Another typical form of collector denial about ARPA goes something like this:
I don’t think the above explanation about the Jimmy Carter Clause is true. He’s just one man, and he ain’t even a lawyer. How in the hell would he know what the law says? I’m not buying it!!!
This person, in the midst of their denial, will go out collecting on federal lands or in federal waters with supreme personal confidence in their ability to discern what they regard as the written crap here on the blog—until that very special moment when they hear the clicking sound of handcuffs behind their back. This article on the Jimmy Carter Clause in ARPA is your wake-up call!!! It is time to wake up. Better do it!!!
The final most typical collector denial response is something along the lines of the following:
I refuse to believe that a free country like ours could ever come up with such a deeply hollow, sneaky, and deceitful law like ARPA to control a respectable American hobby that is nearly 200 years old—and then actually sign that law into effect.
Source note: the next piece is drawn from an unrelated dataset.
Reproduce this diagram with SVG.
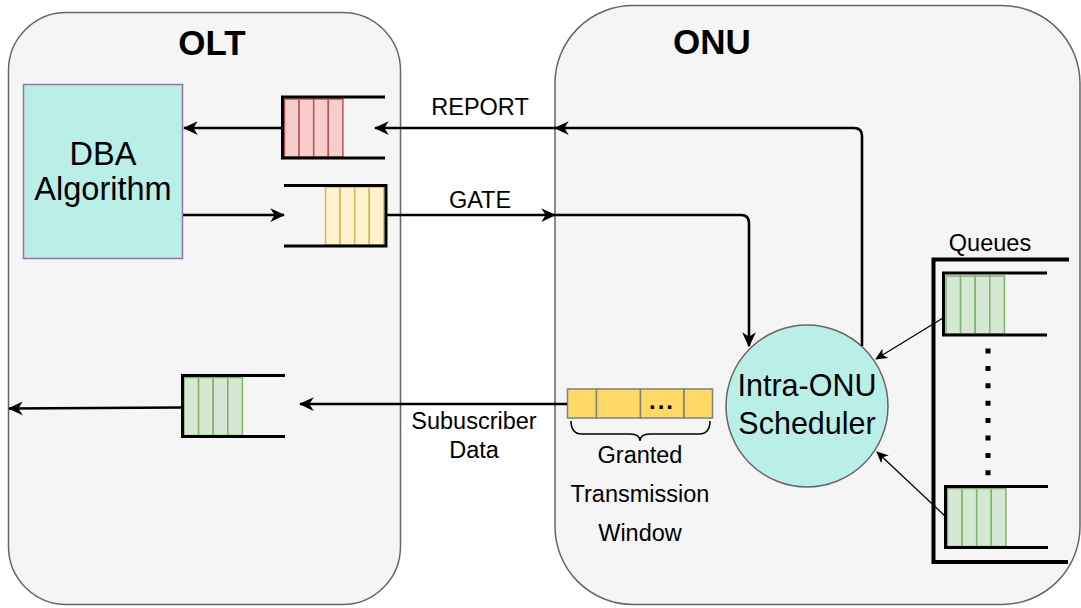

It’s just unbelievable!!! It’s not right!!! It’s not fair!!! It’s just downright unAmerican and another example of a tyrannical federal government overreaching its legitimate powers and trying to stick its nose into the personal lives and affairs of ordinary people.
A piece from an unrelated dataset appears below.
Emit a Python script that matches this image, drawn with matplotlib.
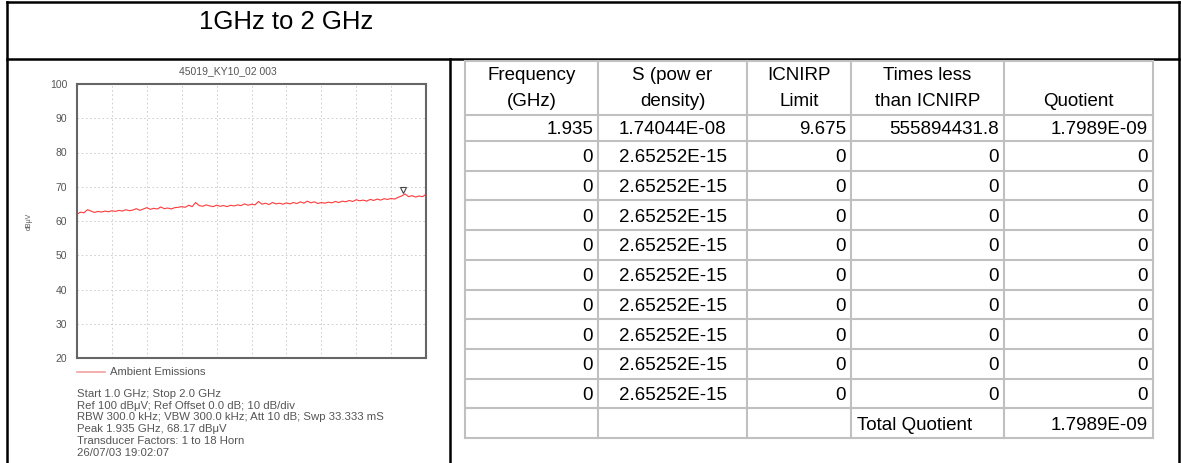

Well, regardless of what you think, the federal government went ahead and did exactly that. All the denial in the world will not change that one, simple, basic fact. If you collect artifacts on federal lands and/or in federals waters, chances are good that you will eventually get caught and have your “hide nailed to the wall.” (That was one of my dad’s favorite expressions in his role as what he called “the working man.”)
In decades past, federal agencies had neither the will nor the manpower to fully enforce these other laws that are applicable to artifact collecting. As a result, convictions of collectors were often few and far between, especially here in the eastern United States. However, in recent years, this has been changing. Federal agencies such as the U.S. Army Corps of Engineers have been specifically schooling their agency law enforcement officers on how to go about identifying and nailing artifact collectors on federal lands here in the East—as well as out West. What was once spotty and “hit or miss” enforcement has become a conscious, intentional, and highly focused effort to identify, arrest, and punish collectors who break the law.
The U. S. National Park Service requires all federal agencies to complete and submit a standardized annual report (Questionnaire on Federal Archaeology Program Activities) about the cultural resource management activities on their lands and facilities, and this report is required to include a detailed summary of recent agency efforts to prevent looting of archaeological sites on agency lands and of their successes in prosecuting those who do the looting. Basically, the success of federal agency anti-looting and enforcement activities is being monitored and tracked annually. Whenever an agency activity is monitored and tracked, it creates increased pressure on agency employees to perform and demonstrate positive results in terms of arrests, prosecutions, and convictions. This means that artifact collectors who violate federal laws and regulations applicable to artifact collecting on federal lands and in federal waters are now in more peril than ever before. As the old saying goes:
If you can’t do the time, don’t do the crime.